%%

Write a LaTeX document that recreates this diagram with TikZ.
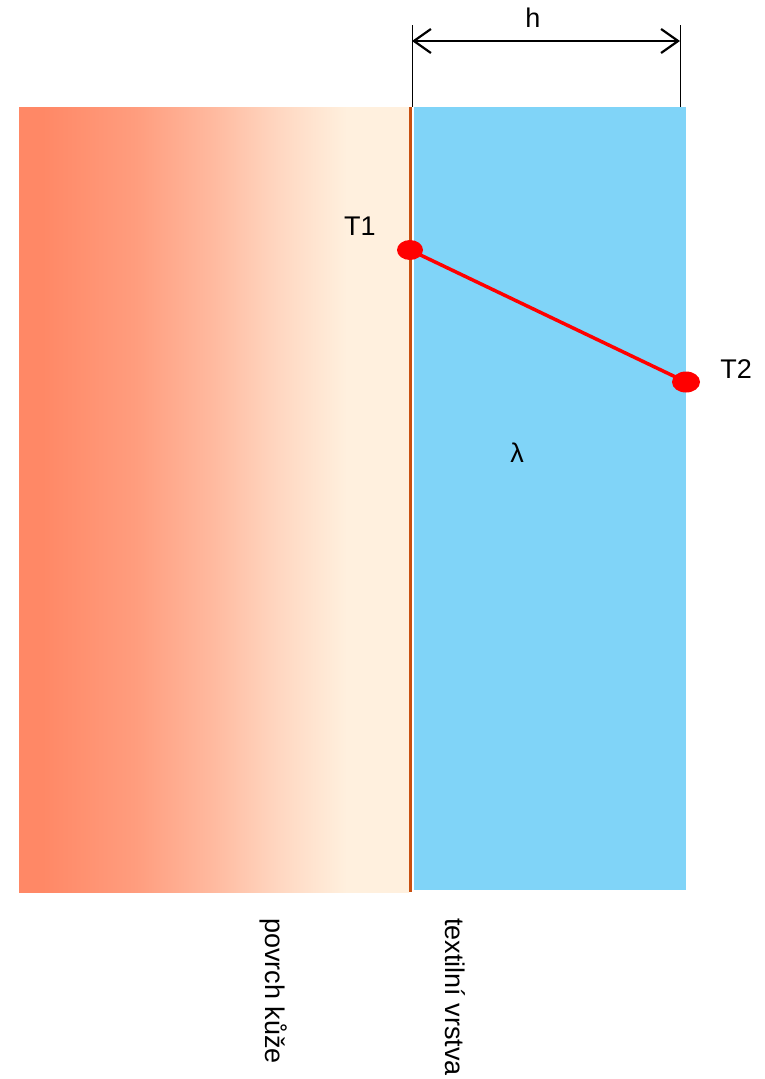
\documentclass[tikz,border=0pt]{standalone}
\usepackage{fontspec}
\setmainfont{Liberation Sans}
\usetikzlibrary{arrows.meta}
\definecolor{coral}{RGB}{255,136,102}
\definecolor{cream}{RGB}{255,240,222}
\definecolor{skyb}{RGB}{128,212,248}
\definecolor{brownl}{RGB}{200,80,16}
\pgfdeclarehorizontalshading{skin}{100bp}{
  color(0bp)=(coral); color(28bp)=(coral); color(40bp)=(coral!80!cream);
  color(50bp)=(coral!52!cream); color(58bp)=(coral!25!cream);
  color(67bp)=(cream); color(100bp)=(cream)}
\tikzset{
  lbl/.style={font=\fontsize{27}{31}\selectfont, inner sep=0pt},
  dim/.style={line width=2.2pt, {Straight Barb[length=17pt,width=24pt]}-{Straight Barb[length=17pt,width=24pt]}},
}
\begin{document}
\begin{tikzpicture}[x=1pt,y=-1pt]
\useasboundingbox (0,0) rectangle (765,1079);
% skin
\shade[shading=skin] (19,107) rectangle (409,892);
\fill[brownl] (408.5,107) rectangle (411.5,892);
% textile
\fill[skyb] (414,107) rectangle (686,890);
% dimension
\coordinate (d1) at (412,41);
\coordinate (d2) at (680,41);
\draw[line width=0.8pt] (412,25) -- (412,107);
\draw[line width=0.8pt] (680,25) -- (680,107);
\draw[dim] (d1) -- (d2);
\node[lbl] (h) at (533,18) {h};
% temperatures
\coordinate (t1) at (410,250);
\coordinate (t2) at (686,382);
\draw[red, line width=3.5pt] (t1) -- (t2);
\fill[red] (t1) ellipse [x radius=13, y radius=10];
\fill[red] (t2) ellipse [x radius=14, y radius=10.5];
\node[lbl] (T1) at (360,226) {T1};
\node[lbl] (T2) at (736,369) {T2};
\node[lbl] (lam) at (517,453) {λ};
% labels
\node[lbl, rotate=-90] (pk) at (274,991) {povrch kůže};
\node[lbl, rotate=-90] (tv) at (455,997) {textilní vrstva};
\end{tikzpicture}
\end{document}
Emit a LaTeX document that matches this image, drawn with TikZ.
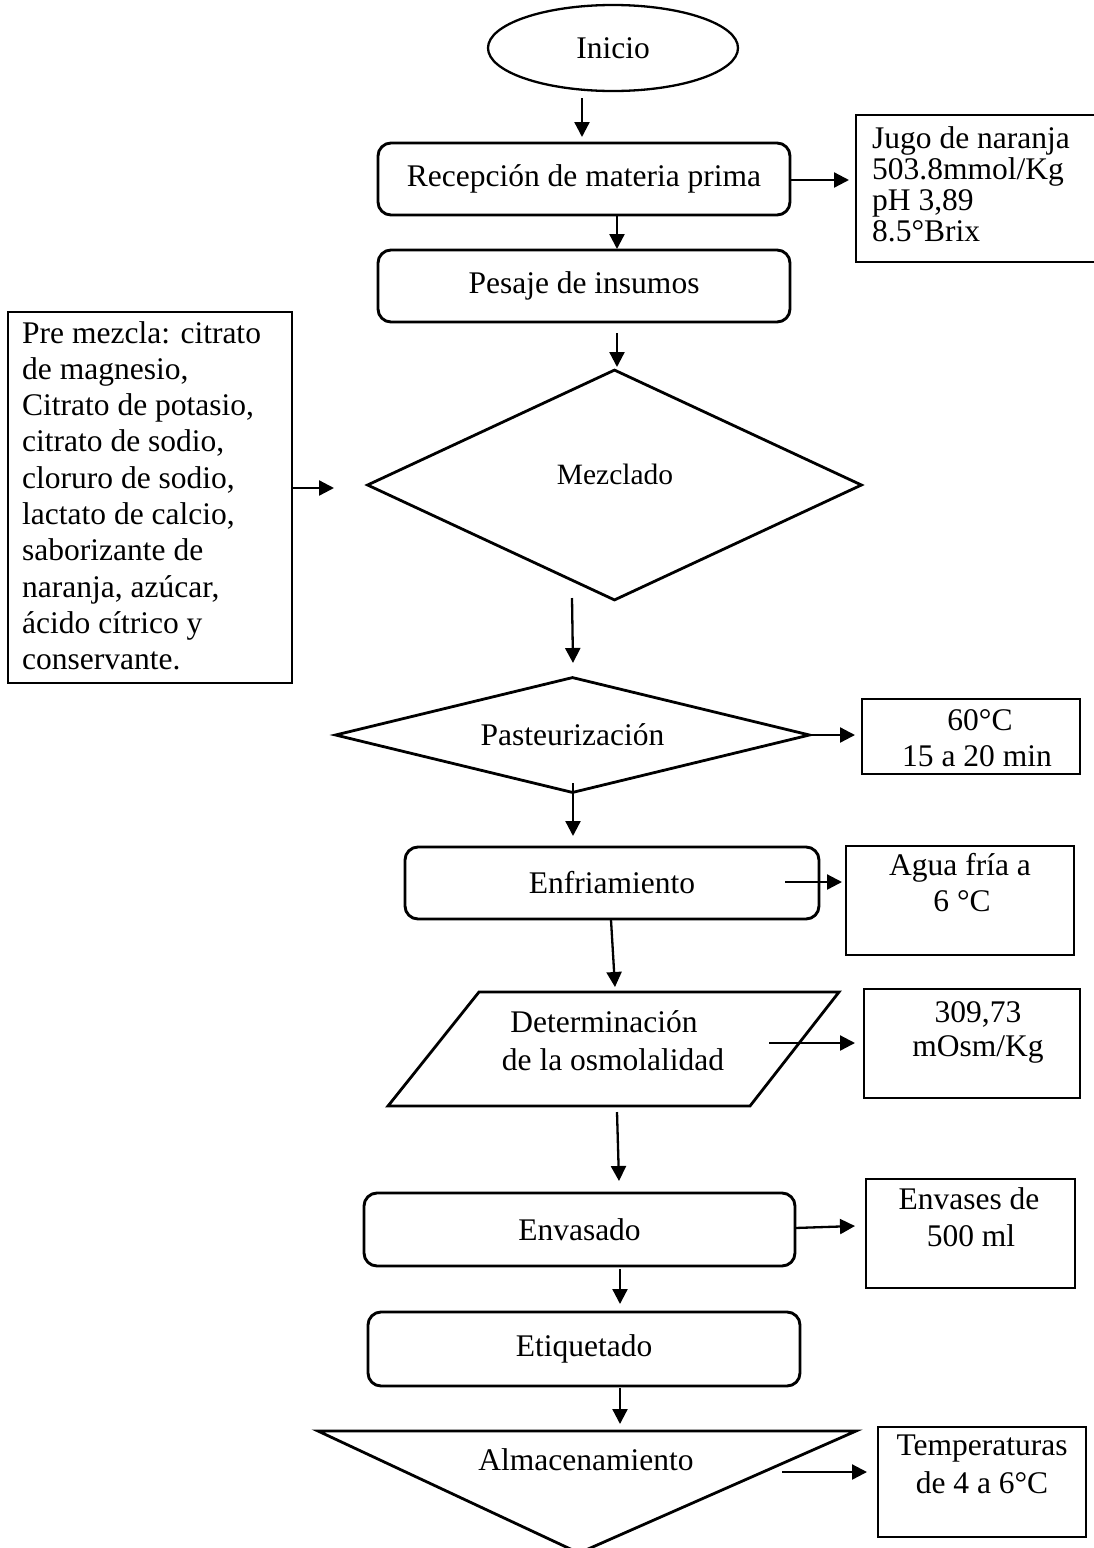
\documentclass[tikz,border=0pt]{standalone}
\usepackage{fontspec}
\setmainfont{Liberation Serif}
\usetikzlibrary{shapes.geometric,arrows.meta}
\begin{document}
\begin{tikzpicture}[x=1pt,y=-1pt,
  every node/.style={font=\fontsize{31.5}{36}\selectfont},
  proc/.style={draw, rounded corners=13pt, line width=2.9pt, inner sep=0pt},
  sidebox/.style={draw, line width=1.5pt, inner sep=0pt},
  outl/.style={draw, line width=2.8pt, line join=miter},
  ln/.style={inner sep=0pt, anchor=base},
  lnl/.style={inner sep=0pt, anchor=base west},
  flow/.style={line width=2.3pt, -{Triangle[length=15pt,width=15pt]}},
]
\useasboundingbox (0,0) rectangle (1094,1548);
\clip (0,0) rectangle (1094,1548);

% main shapes
\node[draw, ellipse, line width=2.3pt, minimum width=250, minimum height=86, inner sep=0pt] (inicio) at (613,48) {Inicio};
\node[proc, minimum width=412, minimum height=72] (rec) at (584,179) {Recepción de materia prima};
\node[proc, minimum width=412, minimum height=72] (pes) at (584,286) {Pesaje de insumos};
\node[draw, diamond, line width=2.8pt, minimum width=495, minimum height=231, inner sep=0pt] (mez) at (614.5,485) {};
\node[font=\fontsize{29.5}{34}\selectfont, inner sep=0pt] (mezt) at (615,474) {Mezclado};
\node[draw, diamond, shape aspect=4.1, line width=2.8pt, minimum width=475, minimum height=116, inner sep=0pt] (past) at (572.5,735) {Pasteurización};
\node[proc, minimum width=414, minimum height=72] (enf) at (612,883) {Enfriamiento};
\draw[outl] (479,992) coordinate (det1) -- (839,992) coordinate (det2) -- (750,1106) coordinate (det3) -- (388,1106) coordinate (det4) -- cycle;
\node[ln] (dett1) at (604,1032) {Determinación};
\node[ln] (dett2) at (613,1070) {de la osmolalidad};
\node[proc, minimum width=431, minimum height=73] (env) at (579.5,1229.5) {Envasado};
\node[proc, minimum width=432, minimum height=74] (eti) at (584,1349) {Etiquetado};
\draw[outl] (318,1431) coordinate (alm1) -- (856,1431) coordinate (alm2) -- (579,1553) coordinate (alm3) -- cycle;
\node[ln] (almt) at (586,1470) {Almacenamiento};

% side boxes
\node[sidebox, minimum width=240, minimum height=147] (jugo) at (976,188.5) {};
\node[lnl] (jugo1) at (872,148) {Jugo de naranja};
\node[lnl] (jugo2) at (872,179) {503.8mmol/Kg};
\node[lnl] (jugo3) at (872,210) {pH 3,89};
\node[lnl] (jugo4) at (872,241) {8.5°Brix};

\node[sidebox, minimum width=284, minimum height=371] (pre) at (150,497.5) {};
\foreach \t [count=\i from 0] in {{Pre mezcla: citrato},{de magnesio,},{Citrato de potasio,},{citrato de sodio,},{cloruro de sodio,},{lactato de calcio,},{saborizante de},{naranja, azúcar,},{ácido cítrico y},{conservante.}}
  \node[lnl] (pre\i) at (22,343+36.3*\i) {\t};

\node[sidebox, minimum width=218, minimum height=75] (t60) at (971,736.5) {};
\node[ln] (t60a) at (980,730) {60°C};
\node[ln] (t60b) at (977,766) {15 a 20 min};

\node[sidebox, minimum width=228, minimum height=109] (agua) at (960,900.5) {};
\node[ln] (aguaa) at (960,875) {Agua fría a};
\node[ln] (aguab) at (962,911) {6 °C};

\node[sidebox, minimum width=216, minimum height=109] (osm) at (972,1043.5) {};
\node[ln] (osma) at (978,1022) {309,73};
\node[ln] (osmb) at (978,1056) {mOsm/Kg};

\node[sidebox, minimum width=209, minimum height=109] (envs) at (970.5,1233.5) {};
\node[ln] (envsa) at (969,1209) {Envases de};
\node[ln] (envsb) at (971,1246) {500 ml};

\node[sidebox, minimum width=208, minimum height=110] (temp) at (982,1482) {};
\node[ln] (tempa) at (982,1455) {Temperaturas};
\node[ln] (tempb) at (982,1493) {de 4 a 6°C};

% connectors
\coordinate (c1s) at (582,98);    \coordinate (c1e) at (582,137);
\coordinate (c2s) at (617,216);   \coordinate (c2e) at (617,249);
\coordinate (c3s) at (790,180);   \coordinate (c3e) at (849,180);
\coordinate (c4s) at (617,333);   \coordinate (c4e) at (617,367);
\coordinate (c5s) at (292,488);   \coordinate (c5e) at (334,488);
\coordinate (c6s) at (572,598);   \coordinate (c6e) at (573,663);
\coordinate (c7s) at (810,735);   \coordinate (c7e) at (855,735);
\coordinate (c8s) at (573,783);   \coordinate (c8e) at (573,836);
\coordinate (c9s) at (785,882);   \coordinate (c9e) at (842,882);
\coordinate (c10s) at (611,920);  \coordinate (c10e) at (615,987);
\coordinate (c11s) at (769,1043); \coordinate (c11e) at (855,1043);
\coordinate (c12s) at (617,1112); \coordinate (c12e) at (619,1181);
\coordinate (c13s) at (795,1228); \coordinate (c13e) at (855,1226);
\coordinate (c14s) at (620,1269); \coordinate (c14e) at (620,1304);
\coordinate (c15s) at (620,1388); \coordinate (c15e) at (620,1424);
\coordinate (c16s) at (782,1472); \coordinate (c16e) at (867,1472);
\foreach \k in {1,...,16} \draw[flow] (c\k s) -- (c\k e);
\end{tikzpicture}
\end{document}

%%

Tally the lines of the preceding listing in which the word "this" appears; state nothing but the total.

2